Each person’s ideal temperature is different especially when inside humidity is high, so you’ll have to experiment to see what’s comfortable for you. A room that’s too hot or cold can make you sick, so it’s crucial to find a temperature that works well for your home.
Does keeping the house cold in the winter save money on electricity?
It depends on several factors, including the climate in your area and the type of heating system you have. Many experts recommend keeping your house at a steady temperature (68 degrees F) during the winter instead of turning the thermostat down when you’re not home or asleep. Try not to move the temperature more than 5 to 8 degrees when adjusting the thermostat.
It’s also important to ensure your home is insulated and airtight. If it’s not, then turning the thermostat down won’t save you much money in the long run. You may want to consult with a professional HVAC company to get their advice on saving money on electricity during the winter months.

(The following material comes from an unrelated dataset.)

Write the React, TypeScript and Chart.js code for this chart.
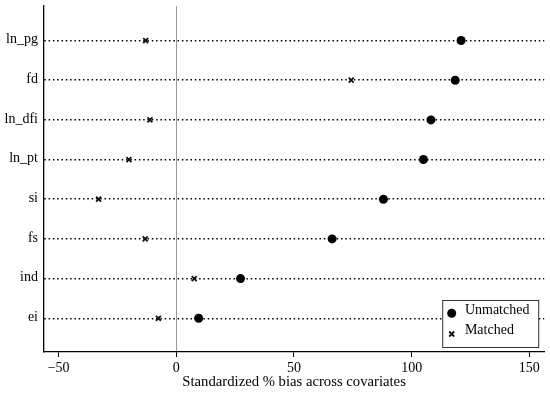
import React, { useEffect, useRef } from "react";
import { Chart, registerables } from "chart.js";

Chart.register(...registerables);

const categories = ["ln_pg", "fd", "ln_dfi", "ln_pt", "si", "fs", "ind", "ei"];
const unmatched = [121.0, 118.5, 108.2, 105.0, 88.0, 66.2, 27.3, 9.5];
const matched = [-13.0, 74.3, -11.2, -20.1, -33.0, -13.2, 7.6, -7.6];
const xTicks = [-50, 0, 50, 100, 150];
const legendLabels = ["Unmatched", "Matched"];
const xTitle = "Standardized % bias across covariates";

const FONT = "'Liberation Serif', 'Times New Roman', serif";

const legendPlugin = {
  id: "boxLegend",
  afterDraw(chart: any) {
    const { ctx, chartArea } = chart;
    const w = 96;
    const h = 47;
    const right = chartArea.right - 6;
    const bottom = chartArea.bottom - 5;
    const left = right - w;
    const top = bottom - h;
    ctx.save();
    ctx.fillStyle = "#fff";
    ctx.fillRect(left, top, w, h);
    ctx.strokeStyle = "#333";
    ctx.lineWidth = 1;
    ctx.strokeRect(left + 0.5, top + 0.5, w, h);
    const mx = left + 9.5;
    const y1 = top + 13.3;
    const y2 = top + 34;
    ctx.fillStyle = "#000";
    ctx.beginPath();
    ctx.arc(mx, y1, 4.5, 0, Math.PI * 2);
    ctx.fill();
    ctx.strokeStyle = "#111";
    ctx.lineWidth = 1.8;
    const r = 2.5;
    ctx.beginPath();
    ctx.moveTo(mx - r, y2 - r);
    ctx.lineTo(mx + r, y2 + r);
    ctx.moveTo(mx + r, y2 - r);
    ctx.lineTo(mx - r, y2 + r);
    ctx.stroke();
    ctx.fillStyle = "#000";
    ctx.font = `14px ${FONT}`;
    ctx.textBaseline = "middle";
    ctx.textAlign = "left";
    ctx.fillText(legendLabels[0], left + 22.7, y1 - 2.5);
    ctx.fillText(legendLabels[1], left + 22.7, y2 - 3.3);
    ctx.restore();
  },
};

export default function App() {
  const ref = useRef<HTMLCanvasElement>(null);

  useEffect(() => {
    if (!ref.current) return;
    const chart = new Chart(ref.current, {
      type: "scatter",
      data: {
        datasets: [
          {
            label: legendLabels[0],
            data: unmatched.map((v, i) => ({ x: v, y: i })),
            pointStyle: "circle",
            pointRadius: 4.5,
            backgroundColor: "#000",
            borderColor: "#000",
            borderWidth: 0,
          },
          {
            label: legendLabels[1],
            data: matched.map((v, i) => ({ x: v, y: i })),
            pointStyle: "crossRot",
            pointRadius: 3.5,
            backgroundColor: "#111",
            borderColor: "#111",
            borderWidth: 1.8,
          },
        ],
      },
      options: {
        animation: false,
        responsive: false,
        layout: { padding: { top: 3, right: 5, left: 0, bottom: 0 } },
        plugins: {
          legend: { display: false },
          tooltip: { enabled: false },
        },
        scales: {
          x: {
            type: "linear",
            min: -56.2,
            max: 156.3,
            afterBuildTicks: (s: any) => {
              s.ticks = xTicks.map((v) => ({ value: v }));
            },
            afterFit: (s: any) => {
              s.height = 43;
              s.paddingLeft = 0;
              s.paddingRight = 0;
            },
            grid: {
              drawOnChartArea: true,
              drawTicks: true,
              tickLength: 5,
              tickColor: "#000",
              tickWidth: 1,
              color: (c: any) => (c.tick && c.tick.value === 0 ? "#999" : "rgba(0,0,0,0)"),
              lineWidth: 1,
            },
            border: { display: true, color: "#000", width: 1.3 },
            ticks: {
              color: "#000",
              font: { family: FONT, size: 14 },
              padding: 3,
              maxRotation: 0,
              callback: (v: any) => (v < 0 ? "\u2212" + Math.abs(v) : String(v)),
            },
            title: {
              display: true,
              text: xTitle,
              color: "#000",
              font: { family: FONT, size: 14.7, lineHeight: 1 },
              padding: { top: 0, bottom: 6 },
            },
          },
          y: {
            type: "linear",
            reverse: true,
            min: -0.875,
            max: 7.85,
            afterBuildTicks: (s: any) => {
              s.ticks = categories.map((_, i) => ({ value: i }));
            },
            afterFit: (s: any) => {
              s.width = 44;
              s.paddingTop = 0;
              s.paddingBottom = 0;
            },
            grid: {
              drawOnChartArea: true,
              drawTicks: false,
              color: "#000",
              lineWidth: 1.5,
            },
            border: { display: true, color: "#000", width: 1.3, dash: [1.5, 2.8] },
            ticks: {
              color: "#000",
              font: { family: FONT, size: 14 },
              padding: 6,
              labelOffset: -1,
              callback: (v: any) => categories[v] ?? "",
            },
          },
        },
      },
      plugins: [legendPlugin],
    } as any);
    return () => chart.destroy();
  }, []);

  return (
    <div style={{ position: "fixed", left: 0, top: 0, width: 550, height: 395, background: "#fff" }}>
      <canvas ref={ref} width={550} height={395} style={{ display: "block" }} />
    </div>
  );
}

Should you leave the heating on all night in cold weather?
There is a lot of debate on this topic. Some say it’s wasteful to have the heating on all night, while others swear by turning it off at night and only using blankets to keep warm. So, what’s the correct answer?
HVAC company specialists say you should leave the heating on all night in cold weather. The main reason is that if your heating turns off or cycles on and off throughout the night, it could cause your furnace to break down. Additionally, if you have a programmable thermostat, you can save money by programming it to turn the heat up a few hours before you wake up.